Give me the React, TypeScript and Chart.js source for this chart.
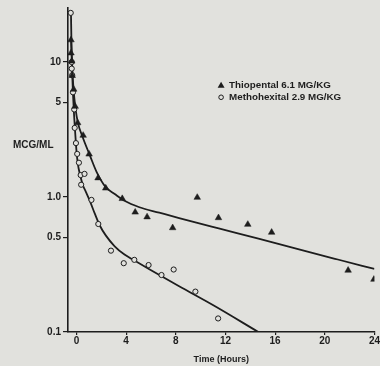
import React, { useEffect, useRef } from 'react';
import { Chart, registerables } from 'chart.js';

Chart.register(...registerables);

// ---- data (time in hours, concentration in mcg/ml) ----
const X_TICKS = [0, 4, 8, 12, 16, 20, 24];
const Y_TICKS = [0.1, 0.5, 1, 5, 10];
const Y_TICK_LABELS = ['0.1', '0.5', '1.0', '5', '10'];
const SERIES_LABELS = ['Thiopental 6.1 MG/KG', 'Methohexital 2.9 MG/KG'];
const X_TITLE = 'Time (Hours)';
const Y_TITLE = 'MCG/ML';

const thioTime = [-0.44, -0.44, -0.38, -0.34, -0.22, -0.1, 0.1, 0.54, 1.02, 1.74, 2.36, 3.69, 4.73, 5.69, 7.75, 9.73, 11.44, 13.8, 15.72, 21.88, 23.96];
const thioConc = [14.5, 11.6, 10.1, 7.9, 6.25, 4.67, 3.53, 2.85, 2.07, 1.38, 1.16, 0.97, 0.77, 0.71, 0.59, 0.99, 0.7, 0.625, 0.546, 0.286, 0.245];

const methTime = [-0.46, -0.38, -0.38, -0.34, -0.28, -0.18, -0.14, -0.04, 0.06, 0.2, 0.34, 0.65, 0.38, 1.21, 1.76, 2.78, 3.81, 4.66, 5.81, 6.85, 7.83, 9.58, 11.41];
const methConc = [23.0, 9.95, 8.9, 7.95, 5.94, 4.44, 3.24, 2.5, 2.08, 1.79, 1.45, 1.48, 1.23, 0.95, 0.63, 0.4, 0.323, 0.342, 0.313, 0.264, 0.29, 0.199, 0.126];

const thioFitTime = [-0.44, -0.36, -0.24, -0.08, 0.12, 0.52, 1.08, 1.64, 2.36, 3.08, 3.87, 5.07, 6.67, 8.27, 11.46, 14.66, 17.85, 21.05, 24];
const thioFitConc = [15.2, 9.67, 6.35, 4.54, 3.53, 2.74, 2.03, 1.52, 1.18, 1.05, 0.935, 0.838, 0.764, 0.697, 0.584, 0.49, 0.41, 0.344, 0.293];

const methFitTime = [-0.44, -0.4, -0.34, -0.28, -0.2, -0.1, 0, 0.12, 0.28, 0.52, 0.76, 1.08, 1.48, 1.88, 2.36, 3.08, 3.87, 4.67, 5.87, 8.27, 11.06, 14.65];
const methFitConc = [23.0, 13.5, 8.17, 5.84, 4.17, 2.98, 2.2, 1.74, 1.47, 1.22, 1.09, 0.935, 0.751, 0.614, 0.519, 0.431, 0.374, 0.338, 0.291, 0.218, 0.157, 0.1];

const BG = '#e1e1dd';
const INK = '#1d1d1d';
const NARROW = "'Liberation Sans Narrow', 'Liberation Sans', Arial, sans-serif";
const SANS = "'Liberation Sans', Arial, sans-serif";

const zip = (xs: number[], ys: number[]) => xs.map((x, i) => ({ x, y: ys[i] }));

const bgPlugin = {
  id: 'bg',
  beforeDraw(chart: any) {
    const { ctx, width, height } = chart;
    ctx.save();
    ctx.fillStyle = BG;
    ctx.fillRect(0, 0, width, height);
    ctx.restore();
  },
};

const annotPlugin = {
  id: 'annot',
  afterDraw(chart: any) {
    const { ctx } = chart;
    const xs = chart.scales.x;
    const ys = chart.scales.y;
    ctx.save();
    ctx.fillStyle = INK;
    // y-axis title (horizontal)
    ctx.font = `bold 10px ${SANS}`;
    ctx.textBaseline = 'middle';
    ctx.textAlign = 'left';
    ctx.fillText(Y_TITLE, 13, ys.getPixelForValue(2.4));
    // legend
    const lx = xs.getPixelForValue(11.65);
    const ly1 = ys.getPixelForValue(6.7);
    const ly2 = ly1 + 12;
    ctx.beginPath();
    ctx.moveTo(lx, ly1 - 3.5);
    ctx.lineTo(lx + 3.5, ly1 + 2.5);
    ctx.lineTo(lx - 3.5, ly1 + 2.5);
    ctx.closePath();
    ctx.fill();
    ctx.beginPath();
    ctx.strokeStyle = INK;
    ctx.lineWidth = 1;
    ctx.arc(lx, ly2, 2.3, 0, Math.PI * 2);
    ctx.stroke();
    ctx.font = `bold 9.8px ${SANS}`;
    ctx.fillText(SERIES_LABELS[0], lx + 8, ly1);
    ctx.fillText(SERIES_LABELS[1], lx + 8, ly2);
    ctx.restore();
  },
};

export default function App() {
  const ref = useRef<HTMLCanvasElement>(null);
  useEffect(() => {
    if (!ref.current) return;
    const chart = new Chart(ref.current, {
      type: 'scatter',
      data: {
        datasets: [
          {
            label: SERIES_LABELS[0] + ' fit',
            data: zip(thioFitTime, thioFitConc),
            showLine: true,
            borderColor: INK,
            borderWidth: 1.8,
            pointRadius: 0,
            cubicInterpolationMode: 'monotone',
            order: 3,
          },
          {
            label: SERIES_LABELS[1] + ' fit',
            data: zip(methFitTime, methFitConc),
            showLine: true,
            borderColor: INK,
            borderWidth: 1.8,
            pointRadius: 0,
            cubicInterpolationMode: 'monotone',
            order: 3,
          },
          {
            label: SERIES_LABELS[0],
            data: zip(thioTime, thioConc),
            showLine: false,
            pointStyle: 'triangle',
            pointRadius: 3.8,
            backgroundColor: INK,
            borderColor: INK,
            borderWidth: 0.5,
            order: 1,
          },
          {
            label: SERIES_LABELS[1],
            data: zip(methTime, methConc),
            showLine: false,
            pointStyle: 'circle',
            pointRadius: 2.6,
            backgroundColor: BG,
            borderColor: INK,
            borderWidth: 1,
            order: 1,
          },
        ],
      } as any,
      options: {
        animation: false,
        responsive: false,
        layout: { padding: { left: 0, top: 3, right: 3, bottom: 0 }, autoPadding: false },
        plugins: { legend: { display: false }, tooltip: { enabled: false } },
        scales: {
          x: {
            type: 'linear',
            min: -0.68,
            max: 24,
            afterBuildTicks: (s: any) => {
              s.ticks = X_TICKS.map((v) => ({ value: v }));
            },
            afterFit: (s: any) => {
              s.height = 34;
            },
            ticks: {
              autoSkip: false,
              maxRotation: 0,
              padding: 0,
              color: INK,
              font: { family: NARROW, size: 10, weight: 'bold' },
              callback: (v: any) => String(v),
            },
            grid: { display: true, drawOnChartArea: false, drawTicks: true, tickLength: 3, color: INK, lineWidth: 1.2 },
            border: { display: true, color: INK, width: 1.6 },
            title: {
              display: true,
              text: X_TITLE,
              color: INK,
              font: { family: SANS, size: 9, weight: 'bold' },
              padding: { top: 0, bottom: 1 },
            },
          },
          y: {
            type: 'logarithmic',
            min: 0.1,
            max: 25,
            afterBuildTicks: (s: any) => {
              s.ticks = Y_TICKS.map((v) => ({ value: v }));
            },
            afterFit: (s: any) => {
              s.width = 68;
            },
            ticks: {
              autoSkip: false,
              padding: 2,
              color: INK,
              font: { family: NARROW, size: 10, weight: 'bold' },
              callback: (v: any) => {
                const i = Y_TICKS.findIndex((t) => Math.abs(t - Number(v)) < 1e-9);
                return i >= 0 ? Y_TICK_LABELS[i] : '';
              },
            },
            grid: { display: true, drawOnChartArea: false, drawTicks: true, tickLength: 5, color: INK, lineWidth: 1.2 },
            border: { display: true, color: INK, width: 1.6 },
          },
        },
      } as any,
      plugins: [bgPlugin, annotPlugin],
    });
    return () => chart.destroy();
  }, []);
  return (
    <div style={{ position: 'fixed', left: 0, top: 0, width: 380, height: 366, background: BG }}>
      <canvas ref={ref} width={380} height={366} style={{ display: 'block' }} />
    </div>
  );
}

Exercise goal: Leave out the pictures and repeat exactly the lines from the start of the material through the line that contains "const zip = (xs: number[], ys: number[])", both included.

Task answer:
Give me the React, TypeScript and Chart.js source for this chart.
import React, { useEffect, useRef } from 'react';
import { Chart, registerables } from 'chart.js';

Chart.register(...registerables);

// ---- data (time in hours, concentration in mcg/ml) ----
const X_TICKS = [0, 4, 8, 12, 16, 20, 24];
const Y_TICKS = [0.1, 0.5, 1, 5, 10];
const Y_TICK_LABELS = ['0.1', '0.5', '1.0', '5', '10'];
const SERIES_LABELS = ['Thiopental 6.1 MG/KG', 'Methohexital 2.9 MG/KG'];
const X_TITLE = 'Time (Hours)';
const Y_TITLE = 'MCG/ML';

const thioTime = [-0.44, -0.44, -0.38, -0.34, -0.22, -0.1, 0.1, 0.54, 1.02, 1.74, 2.36, 3.69, 4.73, 5.69, 7.75, 9.73, 11.44, 13.8, 15.72, 21.88, 23.96];
const thioConc = [14.5, 11.6, 10.1, 7.9, 6.25, 4.67, 3.53, 2.85, 2.07, 1.38, 1.16, 0.97, 0.77, 0.71, 0.59, 0.99, 0.7, 0.625, 0.546, 0.286, 0.245];

const methTime = [-0.46, -0.38, -0.38, -0.34, -0.28, -0.18, -0.14, -0.04, 0.06, 0.2, 0.34, 0.65, 0.38, 1.21, 1.76, 2.78, 3.81, 4.66, 5.81, 6.85, 7.83, 9.58, 11.41];
const methConc = [23.0, 9.95, 8.9, 7.95, 5.94, 4.44, 3.24, 2.5, 2.08, 1.79, 1.45, 1.48, 1.23, 0.95, 0.63, 0.4, 0.323, 0.342, 0.313, 0.264, 0.29, 0.199, 0.126];

const thioFitTime = [-0.44, -0.36, -0.24, -0.08, 0.12, 0.52, 1.08, 1.64, 2.36, 3.08, 3.87, 5.07, 6.67, 8.27, 11.46, 14.66, 17.85, 21.05, 24];
const thioFitConc = [15.2, 9.67, 6.35, 4.54, 3.53, 2.74, 2.03, 1.52, 1.18, 1.05, 0.935, 0.838, 0.764, 0.697, 0.584, 0.49, 0.41, 0.344, 0.293];

const methFitTime = [-0.44, -0.4, -0.34, -0.28, -0.2, -0.1, 0, 0.12, 0.28, 0.52, 0.76, 1.08, 1.48, 1.88, 2.36, 3.08, 3.87, 4.67, 5.87, 8.27, 11.06, 14.65];
const methFitConc = [23.0, 13.5, 8.17, 5.84, 4.17, 2.98, 2.2, 1.74, 1.47, 1.22, 1.09, 0.935, 0.751, 0.614, 0.519, 0.431, 0.374, 0.338, 0.291, 0.218, 0.157, 0.1];

const BG = '#e1e1dd';
const INK = '#1d1d1d';
const NARROW = "'Liberation Sans Narrow', 'Liberation Sans', Arial, sans-serif";
const SANS = "'Liberation Sans', Arial, sans-serif";

const zip = (xs: number[], ys: number[]) => xs.map((x, i) => ({ x, y: ys[i] }));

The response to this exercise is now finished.